Intervention de Hervé Gaymard

Séance en hémicycle du 10 septembre 2013 à 21h45
Accès au logement et urbanisme rénové — Discussion générale

Photo issue du site de l'Assemblée nationale ou de WikipediaHervé Gaymard :

Madame la ministre, je voudrais appeler votre attention sur une question qui n’est pas traitée dans votre projet de loi, mais qui est centrale, je veux parler de la réhabilitation de l’immobilier de loisir.

Cette question est centrale pour l’économie du tourisme, donc de l’emploi, à la mer comme à la montagne. Elle est centrale pour les artisans du bâtiment, qui connaîtraient ainsi un regain d’activité. Elle est enfin centrale pour le développement durable, car cette réhabilitation éviterait toujours plus de constructions dans des espaces vierges et éviterait le gaspillage thermique.

Depuis le début des années 1960, l’économie touristique des stations s’est organisée autour d’une offre d’hébergement professionnelle, que l’on peut distinguer en deux catégories : les lits professionnels dits « chauds » - hôtels, résidences de tourisme, clubs ou villages de vacances - qui sont bien commercialisés, et les lits diffus dits « froids », mis sur le marché de manière aléatoire, donc insuffisamment occupés.

L’hébergement professionnel, qui est le socle de l’économie touristique, connaît une érosion constante, due à plusieurs facteurs : la cessation d’activité pour certains établissements, qui ne peuvent supporter le coût d’une mise aux normes ; la vente à la découpe d’hôtels ou de résidences de tourisme, plus rémunératrice qu’une vente en bloc ; la fin de bail pour les propriétaires de logements dans des résidences de tourisme, qui ne sont plus soumis à l’obligation de location ; la sortie de dispositifs de location confiés à une agence immobilière.
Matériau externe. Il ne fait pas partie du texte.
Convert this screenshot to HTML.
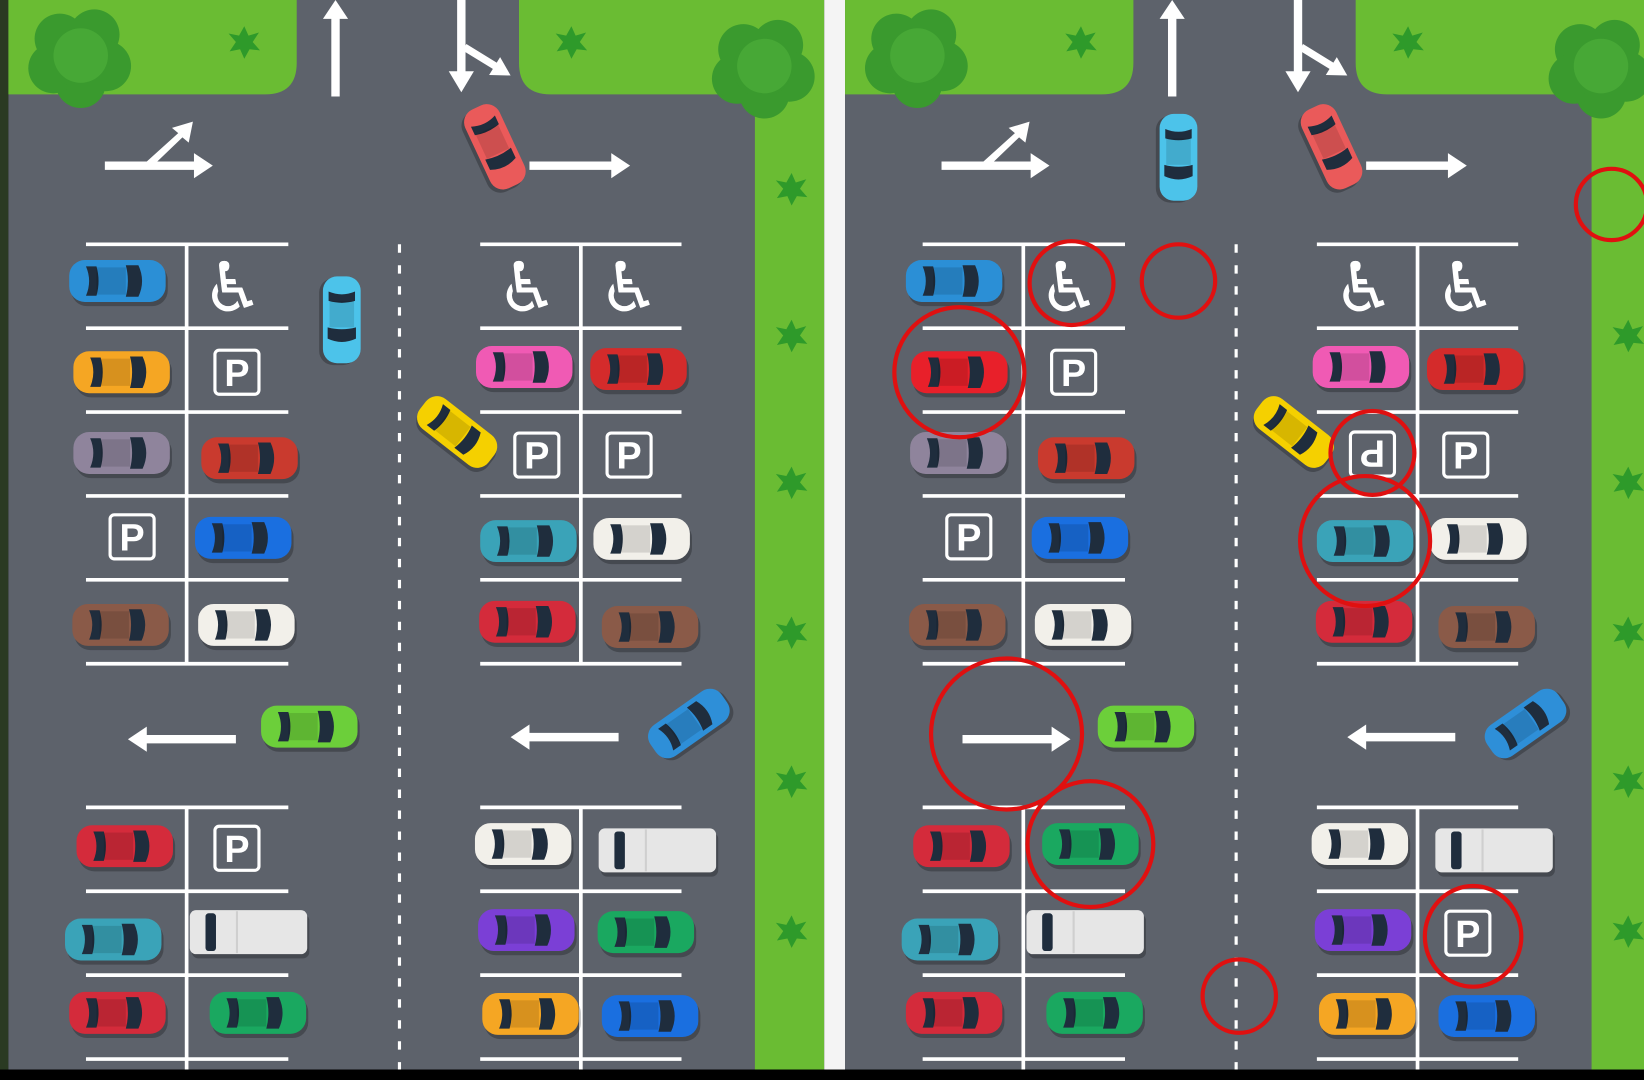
<!DOCTYPE html>
<html><head><meta charset="utf-8"><style>
html,body{margin:0;padding:0;background:#000;}
svg{display:block;}
text{font-family:"Liberation Sans","DejaVu Sans",sans-serif;}
</style></head><body>
<svg width="1644" height="1080" viewBox="0 0 1568 1030" preserveAspectRatio="none" xmlns="http://www.w3.org/2000/svg">
<defs>
<symbol id="car" viewBox="-50 -24 100 48" overflow="visible">
  <rect x="-46" y="-19" width="92" height="40" rx="15" fill="#000" opacity="0.25" transform="translate(2,3)"/>
  <rect x="-46" y="-20" width="92" height="40" rx="15" fill="currentColor"/>
  <path d="M-30,-14 Q-24,0 -30,14 L-20,14 Q-16,0 -20,-14Z" fill="#1f2d3d"/>
  <path d="M8,-15 L20,-15 Q27,0 20,15 L8,15 Q12,0 8,-15Z" fill="#1f2d3d"/>
  <rect x="-20" y="-13" width="28" height="26" fill="#000" opacity="0.12"/>
</symbol>
<symbol id="van" viewBox="-60 -24 120 48" overflow="visible">
  <rect x="-55" y="-20" width="112" height="42" rx="6" fill="#000" opacity="0.25" transform="translate(2,3)"/>
  <rect x="-55" y="-21" width="112" height="42" rx="6" fill="#e6e6e6"/>
  <rect x="-40" y="-18" width="10" height="36" rx="3" fill="#1f2d3d"/>
  <line x1="-10" y1="-20" x2="-10" y2="20" stroke="#cfcfcf" stroke-width="2"/>
</symbol>
<symbol id="tree" viewBox="-50 -50 100 100" overflow="visible">
  <g fill="#3a9a2e">
    <circle cx="-18" cy="-18" r="24"/><circle cx="15" cy="-22" r="24"/><circle cx="26" cy="8" r="24"/>
    <circle cx="2" cy="24" r="24"/><circle cx="-24" cy="10" r="24"/><circle cx="0" cy="0" r="28"/>
  </g>
  <circle cx="2" cy="-2" r="26" fill="#47a836"/>
</symbol>
<symbol id="bush" viewBox="-20 -20 40 40" overflow="visible">
  <path d="M0,-15 L4,-6 L14,-9 L8,0 L15,8 L5,7 L0,16 L-4,7 L-14,9 L-8,0 L-15,-8 L-5,-6Z" fill="#2e9a2a"/>
</symbol>
<symbol id="P" viewBox="-24 -24 48 48" overflow="visible">
  <rect x="-21" y="-21" width="42" height="42" rx="4" fill="none" stroke="#fff" stroke-width="3"/>
  <text x="0" y="13" text-anchor="middle" font-size="36" font-weight="bold" fill="#fff">P</text>
</symbol>
<symbol id="wc" viewBox="-24 -24 48 48" overflow="visible">
  <text x="0" y="22" text-anchor="middle" font-size="66" fill="#fff" font-family="DejaVu Sans">♿</text>
</symbol>
<g id="base">
  <rect x="8" y="0" width="778" height="1020" fill="#5d626b"/>
  <path d="M8,0 H283 V60 Q283,90 253,90 H8Z" fill="#6abc33"/>
  <path d="M495,0 H786 V1020 H720 V90 H525 Q495,90 495,60Z" fill="#6abc33"/>
  <use href="#tree" x="25" y="5" width="100" height="100"/>
  <use href="#tree" x="677" y="15" width="100" height="100"/>
  <use href="#bush" x="213" y="20" width="40" height="40"/>
  <use href="#bush" x="525" y="20" width="40" height="40"/>
  <use href="#bush" x="735" y="300" width="40" height="40"/>
  <use href="#bush" x="735" y="440" width="40" height="40"/>
  <use href="#bush" x="735" y="583" width="40" height="40"/>
  <use href="#bush" x="735" y="725" width="40" height="40"/>
  <use href="#bush" x="735" y="868" width="40" height="40"/>
  <g stroke="#fff" stroke-width="3.5">
    <path d="M82,233H275M82,313H275M82,393H275M82,473H275M82,553H275M82,633H275M178,233V633"/>
    <path d="M458,233H650M458,313H650M458,393H650M458,473H650M458,553H650M458,633H650M554,233V633"/>
    <path d="M82,770H275M82,850H275M82,930H275M82,1010H275M178,770V1020"/>
    <path d="M458,770H650M458,850H650M458,930H650M458,1010H650M554,770V1020"/>
    <line x1="381" y1="233" x2="381" y2="1020" stroke-width="3" stroke-dasharray="8,12"/>
  </g>
  <g fill="#fff">
    <path d="M316,92 V18 H308 L320,0 L332,18 H324 V92Z"/>
    <rect x="436" y="0" width="8" height="70"/>
    <polygon points="428,68 452,68 440,88"/>
    <polygon points="466.5,71.5 487,72 477,54.5"/>
    <path d="M100,154 H140 L170,127 L164,122 L184,116 L180,136 L174,131 L150,154 H185 V146 L203,158 L185,170 V162 H100Z"/>
    <path d="M505,154 H583 V146 L601,158 L583,170 V162 H505Z"/>
  </g>
  <line x1="443" y1="45" x2="474" y2="64" stroke="#fff" stroke-width="7"/>
  <use href="#wc" x="198" y="251" width="48" height="48"/>
  <use href="#wc" x="479" y="251" width="48" height="48"/>
  <use href="#wc" x="576" y="251" width="48" height="48"/>
  <use href="#P" x="202" y="331" width="48" height="48"/>
  <use href="#P" x="102" y="488" width="48" height="48"/>
  <use href="#P" x="576" y="410" width="48" height="48"/>
  <use href="#car" x="62" y="244" width="100" height="48" style="color:#2b8fd6"/>
  <use href="#car" x="66" y="408" width="100" height="48" style="color:#8f849c"/>
  <use href="#car" x="188" y="413" width="100" height="48" style="color:#c93a2e"/>
  <use href="#car" x="182" y="489" width="100" height="48" style="color:#1a6fe0"/>
  <use href="#car" x="65" y="572" width="100" height="48" style="color:#8a5a48"/>
  <use href="#car" x="185" y="572" width="100" height="48" style="color:#f2f0ea"/>
  <g transform="translate(472,140) rotate(65)"><use href="#car" x="-45" y="-22" width="90" height="44" style="color:#ea5a5a"/></g>
  <g transform="translate(436,412) rotate(38)"><use href="#car" x="-45" y="-22" width="90" height="44" style="color:#f5d000"/></g>
  <use href="#car" x="450" y="326" width="100" height="48" style="color:#f05ab4"/>
  <use href="#car" x="559" y="328" width="100" height="48" style="color:#d42b2b"/>
  <use href="#car" x="454" y="492" width="100" height="48" style="color:#3aa3b8"/>
  <use href="#car" x="562" y="490" width="100" height="48" style="color:#f2f0ea"/>
  <use href="#car" x="453" y="569" width="100" height="48" style="color:#d42b3b"/>
  <use href="#car" x="570" y="574" width="100" height="48" style="color:#8a5a48"/>
  <use href="#car" x="245" y="669" width="100" height="48" style="color:#6ccf3a"/>
  <g transform="translate(657,690) rotate(-35)"><use href="#car" x="-45" y="-22" width="90" height="44" style="color:#2e8fd8"/></g>
  <use href="#car" x="69" y="783" width="100" height="48" style="color:#d42b3b"/>
  <use href="#car" x="58" y="872" width="100" height="48" style="color:#3aa3b8"/>
  <use href="#van" x="176" y="865" width="120" height="48"/>
  <use href="#car" x="62" y="942" width="100" height="48" style="color:#d42b3b"/>
  <use href="#car" x="196" y="942" width="100" height="48" style="color:#1aa860"/>
  <use href="#car" x="449" y="781" width="100" height="48" style="color:#f2f0ea"/>
  <use href="#van" x="566" y="787" width="120" height="48"/>
  <use href="#car" x="452" y="863" width="100" height="48" style="color:#7b3fd6"/>
  <use href="#car" x="456" y="943" width="100" height="48" style="color:#f5a623"/>
  <use href="#car" x="570" y="945" width="100" height="48" style="color:#1a6fe0"/>
</g>
</defs>
<rect width="1568" height="1030" fill="#000"/>
<rect x="0" y="0" width="8" height="1020" fill="#2a3a22"/>
<rect x="786" y="0" width="20" height="1020" fill="#f4f4f4"/>
<use href="#base"/>
<use href="#bush" x="735" y="160" width="40" height="40"/>
<g transform="translate(326,305) rotate(90)"><use href="#car" x="-45" y="-22" width="90" height="44" style="color:#4cc3ea"/></g>
<use href="#car" x="66" y="331" width="100" height="48" style="color:#f5a623"/>
<use href="#P" x="488" y="410" width="48" height="48"/>
<path fill="#fff" d="M225,701 H140 V693 L122,705 L140,717 V709 H225Z"/>
<path fill="#fff" d="M590,699 H505 V691 L487,703 L505,715 V707 H590Z"/>
<use href="#P" x="202" y="785" width="48" height="48"/>
<use href="#car" x="566" y="865" width="100" height="48" style="color:#1aa860"/>
<rect x="806" y="0" width="762" height="1020" fill="#5d626b"/>
<g transform="translate(798,0)">
<use href="#base"/>
<g transform="translate(326,150) rotate(90)"><use href="#car" x="-45" y="-22" width="90" height="44" style="color:#4cc3ea"/></g>
<use href="#car" x="67" y="331" width="100" height="48" style="color:#e8202a"/>
<rect x="490" y="412" width="42" height="42" rx="4" fill="none" stroke="#fff" stroke-width="3"/>
<text x="511" y="446" text-anchor="middle" font-size="36" font-weight="bold" fill="#fff" transform="rotate(180 511 433)">P</text>
<path fill="#fff" d="M120,701 H205 V693 L223,705 L205,717 V709 H120Z"/>
<path fill="#fff" d="M590,699 H505 V691 L487,703 L505,715 V707 H590Z"/>
<use href="#car" x="192" y="781" width="100" height="48" style="color:#1aa860"/>
<use href="#P" x="578" y="866" width="48" height="48"/>
</g>
<g fill="none" stroke="#e01010" stroke-width="4">
  <circle cx="1022" cy="270" r="40"/>
  <circle cx="1124" cy="268" r="35"/>
  <circle cx="1537" cy="195" r="34"/>
  <circle cx="915" cy="355" r="62"/>
  <circle cx="1309" cy="432" r="40"/>
  <circle cx="1302" cy="516" r="62"/>
  <circle cx="960" cy="700" r="72"/>
  <circle cx="1040" cy="805" r="60"/>
  <ellipse cx="1405" cy="893" rx="46" ry="48"/>
  <circle cx="1182" cy="950" r="35"/>
</g>
</svg>
</body></html>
L’érosion annuelle des lits chauds au profit des lits froids, en zone de montagne, est en moyenne de plus de 3 % et, sur certains sites, peut atteindre près de 5 %. Les constructions nouvelles compensent à peine cette perte de lits, mais chacun sait qu’il ne sera pas possible de continuer de construire indéfiniment, et que les volets clos donnent une image négative des zones touristiques et représentent une perte économique considérable.

En effet, en zone de montagne, où la saison d’hiver est composée de dix-huit semaines principales, un lit professionnel est occupé près de douze semaines, alors qu’un lit diffus ne le sera que cinq semaines, ce qui est destructeur d’emplois. La priorité doit donc être de réchauffer les lits « froids ».

On ne découvre pas le sujet, bien sûr. Depuis une quinzaine d’années, de nombreuses initiatives ont été engagées. Certaines démarches locales ont eu des résultats, le plus souvent limités. Au plan national, les opérations de réhabilitation de l’immobilier de loisirs mises en oeuvre à partir des années 2000 n’ont pas eu les résultats attendus.

Il ne faut plus tarder à innover et à mettre en oeuvre des dispositifs pérennes et efficaces. Madame la ministre, les élus et les professionnels de l’immobilier attendent beaucoup de l’État pour fédérer les énergies. De ce point de vue, trois axes pourraient être privilégiés.

Le premier serait de pérenniser le parc marchand, en soutenant les propriétaires, en expérimentant l’allégement fiscal pour les propriétaires loueurs ou en favorisant la transmission familiale des hôtels existants et en décrétant une pause sur les normes.

Le deuxième axe devrait être de favoriser et de fluidifier la rénovation immobilière, en généralisant l’octroi de surfaces supplémentaires de plancher pour faciliter l’autofinancement de la rénovation, en dispensant d’autorisation « Unité touristique nouvelle » les opérations de démolition-reconstruction, en développant un accompagnement technique et juridique des copropriétés, en mobilisant les capacités financières des acteurs économiques locaux directement intéressés par la fréquentation touristique, en recourant à l’injonction de ravalement de façades pour les copropriétés dégradées, en couplant rénovation énergétique et remise sur le marché.

Enfin, le troisième axe pourrait être la régulation et les qualification des lits neufs, en substituant progressivement à la construction de lits neufs de la rénovation et de la remise sur le marché volontariste, en favorisant la construction de lits à fort rendement, en renforçant le contenu et le contrôle du conventionnement au titre de l’article 42 de la loi Montagne, et enfin en généralisant une évolution législative qui permettrait de différencier les types d’hébergement.

Voilà, madame la ministre, mes chers collègues, quelques pistes de travail. Il y a urgence. Tous les élus de la montagne et ceux du littoral, avec les professionnels du tourisme, sont à votre disposition pour travailler sur ce sujet : les nécessaires solutions n’ont que trop tardé.